Citicorp Seen Divesting Piece of Brokerage

Citicorp is on the verge of selling a part of securities broker Lynch, Jones & Ryan for $5 million to $15 million, according to people close to the company.

The deal, which could be signed within the next two weeks, culminates a two-year effort to sell the company, which specializes in "soft-dollar" commissions.

The buyers include seven Lynch Jones executives and the Transportation Group, an investment banking boutique that specializes in the shipping and airline industries.

Profits Have Lagged Behind

Lynch Jones offers research and other investment services to customers in return for their pledge to execute trades through the brokerage. Sources said the business has not been very profitable in recent years.

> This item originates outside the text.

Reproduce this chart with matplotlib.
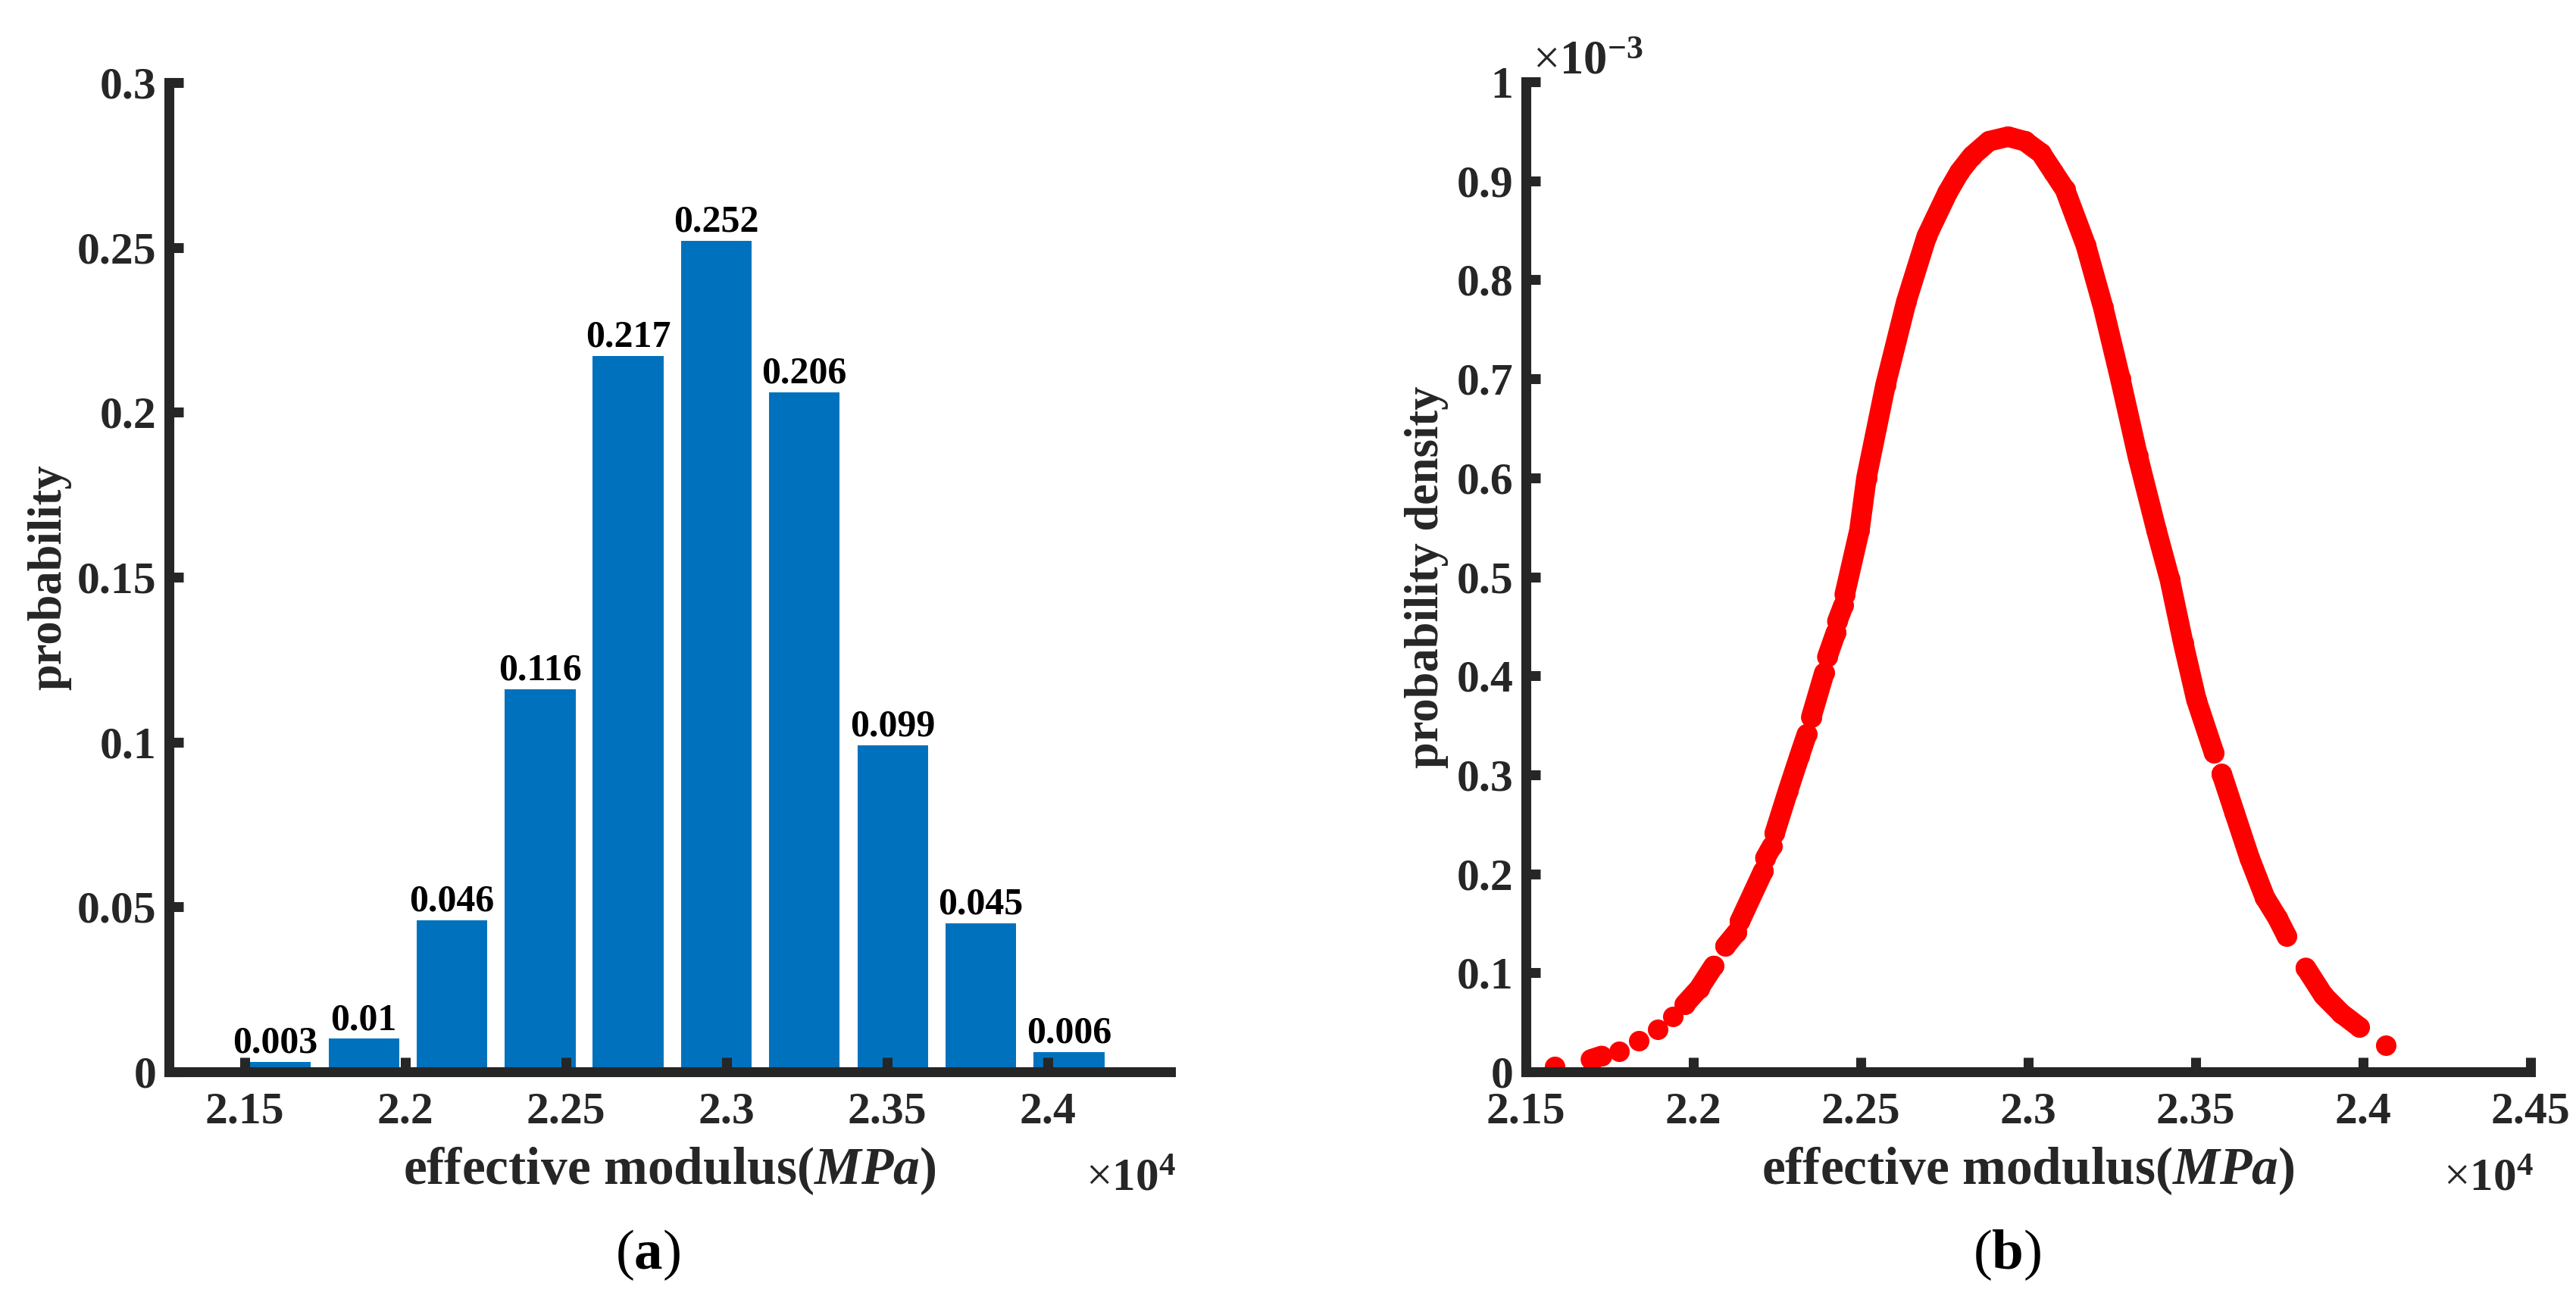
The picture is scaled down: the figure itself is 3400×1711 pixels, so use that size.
import matplotlib
matplotlib.use("Agg")
import matplotlib.pyplot as plt
import numpy as np
from matplotlib.ticker import FuncFormatter

plt.rcParams['font.family'] = ['Liberation Serif', 'DejaVu Serif']
plt.rcParams['mathtext.fontset'] = 'custom'
plt.rcParams['mathtext.rm'] = 'Liberation Serif'
plt.rcParams['mathtext.bf'] = 'Liberation Serif:bold'
plt.rcParams['mathtext.it'] = 'Liberation Serif:italic'
plt.rcParams['mathtext.bfit'] = 'Liberation Serif:italic:bold'

# (a) histogram: bar centres in units of 1e4 MPa, probabilities
bin_centers = [2.1596, 2.1871, 2.2145, 2.2420, 2.2694, 2.2969, 2.3243, 2.3518, 2.3792, 2.4067]
probability = [0.003, 0.01, 0.046, 0.116, 0.217, 0.252, 0.206, 0.099, 0.045, 0.006]

# (b) density points (x in 1e4 MPa, y in 1e-3), nan = gap between dot groups
nan = np.nan
pdf_x = [2.1586, nan,
         2.1694, 2.1726, nan,
         2.1778, nan,
         2.1837, nan,
         2.1893, nan,
         2.1939, nan,
         2.1974, 2.2017, 2.2061, nan,
         2.2096, 2.2130, nan,
         2.2139, 2.2209, nan,
         2.2215, 2.2235, nan,
         2.2243, 2.2283, 2.2317, 2.2339, nan,
         2.2352, 2.2391, nan,
         2.2400, 2.2426, nan,
         2.2430, 2.2448, nan,
         2.2452, 2.2496, 2.2517, 2.2574, 2.2636, 2.2697, 2.2759, 2.2795, 2.2832,
         2.2883, 2.2940, 2.2990, 2.3038, 2.3075, 2.3110, 2.3172, 2.3224, 2.3275,
         2.3327, 2.3383, 2.3423, 2.3463, 2.3502, 2.3555, nan,
         2.3578, 2.3616, 2.3661, 2.3707, 2.3745, 2.3772, nan,
         2.3829, 2.3882, 2.3935, 2.3989, nan,
         2.4068]
pdf_y = [0.005, nan,
         0.0125, 0.016, nan,
         0.021, nan,
         0.031, nan,
         0.043, nan,
         0.056, nan,
         0.068, 0.084, 0.107, nan,
         0.127, 0.141, nan,
         0.152, 0.203, nan,
         0.216, 0.228, nan,
         0.241, 0.284, 0.319, 0.341, nan,
         0.358, 0.403, nan,
         0.419, 0.444, nan,
         0.455, 0.471, nan,
         0.482, 0.547, 0.600, 0.694, 0.778, 0.844, 0.888, 0.909, 0.925,
         0.940, 0.9446, 0.940, 0.928, 0.909, 0.891, 0.835, 0.772, 0.700,
         0.622, 0.547, 0.497, 0.433, 0.376, 0.322, nan,
         0.301, 0.262, 0.216, 0.176, 0.155, 0.137, nan,
         0.105, 0.077, 0.059, 0.045, nan,
         0.027]

ticks_a_x = [2.15, 2.2, 2.25, 2.3, 2.35, 2.4]
ticks_a_y = [0, 0.05, 0.1, 0.15, 0.2, 0.25, 0.3]
ticks_b_x = [2.15, 2.2, 2.25, 2.3, 2.35, 2.4, 2.45]
ticks_b_y = [0, 0.1, 0.2, 0.3, 0.4, 0.5, 0.6, 0.7, 0.8, 0.9, 1]

W, H = 3400, 1711
dark = '#262626'
fmt = FuncFormatter(lambda v, p: f'{v:g}')


def style(ax):
    for s in ['top', 'right']:
        ax.spines[s].set_visible(False)
    for s in ['left', 'bottom']:
        ax.spines[s].set_linewidth(9.4)
        ax.spines[s].set_color(dark)
        ax.spines[s].set_capstyle('projecting')
    ax.tick_params(direction='in', length=14, width=9.4, color=dark,
                   labelsize=43, labelcolor=dark, pad=12)
    ax.tick_params(axis='x', pad=19)
    for lab in ax.get_xticklabels() + ax.get_yticklabels():
        lab.set_fontweight('bold')
    ax.xaxis.set_major_formatter(fmt)
    ax.yaxis.set_major_formatter(fmt)


fig = plt.figure(figsize=(W / 100, H / 100), dpi=100)

ax1 = fig.add_axes([223 / W, (H - 1415) / H, (1545 - 223) / W, (1415 - 109) / H])
bars = ax1.bar(bin_centers, probability, width=0.022, color='#0072BD')
ax1.bar_label(bars, fmt='%g', padding=1, fontsize=36, fontweight='bold', color='black')
ax1.set_xlim(2.1264, 2.4383)
ax1.set_ylim(0, 0.3)
ax1.set_xticks(ticks_a_x)
ax1.set_yticks(ticks_a_y)
style(ax1)
ax1.set_ylabel('probability', fontsize=45, fontweight='bold', color=dark, va='center')
ax1.yaxis.set_label_coords(-0.1195, 0.5)
ax1.set_xlabel(r'effective modulus($\mathbfit{MPa}$)', fontsize=50, fontweight='bold',
               color=dark, va='center')
ax1.xaxis.set_label_coords(0.5, -0.1)

ax2 = fig.add_axes([2014 / W, (H - 1415) / H, (3340 - 2014) / W, (1415 - 108) / H])
ax2.plot(pdf_x, pdf_y, color='red', lw=19.5, marker='o', ms=19.5, mew=0,
         solid_capstyle='round', solid_joinstyle='round', clip_on=False, zorder=2)
ax2.set_xlim(2.15, 2.45)
ax2.set_ylim(0, 1)
ax2.set_xticks(ticks_b_x)
ax2.set_yticks(ticks_b_y)
style(ax2)
ax2.set_ylabel('probability density', fontsize=45, fontweight='bold', color=dark, va='center')
ax2.yaxis.set_label_coords(-0.0985, 0.5)
ax2.set_xlabel(r'effective modulus($\mathbfit{MPa}$)', fontsize=50, fontweight='bold',
               color=dark, va='center')
ax2.xaxis.set_label_coords(0.5, -0.1)

# exponent labels
exp4 = r'$\times$10$^{\mathbf{4}}$'
fig.text(1552 / W, 1 - 1571 / H, exp4, fontsize=44, fontweight='bold', color=dark,
         ha='right', va='baseline')
fig.text(3344 / W, 1 - 1571 / H, exp4, fontsize=44, fontweight='bold', color=dark,
         ha='right', va='baseline')
fig.text(2023 / W, 1 - 98 / H, r'$\times$10$^{\mathbf{-3}}$', fontsize=45, fontweight='bold',
         color=dark, ha='left', va='baseline')

fig.text(855 / W, 1 - 1657 / H, r'($\mathbf{a}$)', fontsize=54, color='black',
         ha='center', va='center')
fig.text(2649 / W, 1 - 1657 / H, r'($\mathbf{b}$)', fontsize=54, color='black',
         ha='center', va='center')

fig.savefig('out.png', dpi=100, facecolor='white')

The planned sale does not include Lynch's best-known product, the Institutional Brokers Estimate Service, or IBES. The service, which provides investment managers with summaries of analysts' opinions, was severed from the brokerage part of the firm after efforts to sell the entire company failed.

IBES, which is considered more valuable, is still for sale. Until three months ago, Citicorp was in talks to sell it to Thomson Financial Services, which owns the American Banker, according to Andrew Mills, head of Thomson Financial Services.

Officials at Citicorp, Lynch Jones, and the Transportation Group declined to comment.

Part of Asset Sales Strategy

It was unclear whether the sale price would mean a gain for Citicorp. However, any gain would be too small to have any significant impact on the company, which is trying to build capital by selling nonstrategic assets.

The part of Lynch Jones that is being sold has only about $10 million in assets, one source said. However, a sale would sever about 55 employees from Citicorp's payroll.

The Transportation Group is expected to buy 50.1% of the company, and management would own 49.9%. Howard Schwartz, senior vice president of sales and marketing at the brokerage, is expected to be chief operating officer, reporting to Joseph Stuart, chairman of the Transportation Group.

The buyers are expected to inject $2 million to $7 million in capital and raise funds for the remainder. Citicorp will finance part of the deal by buying a security for several million dollars, a source said.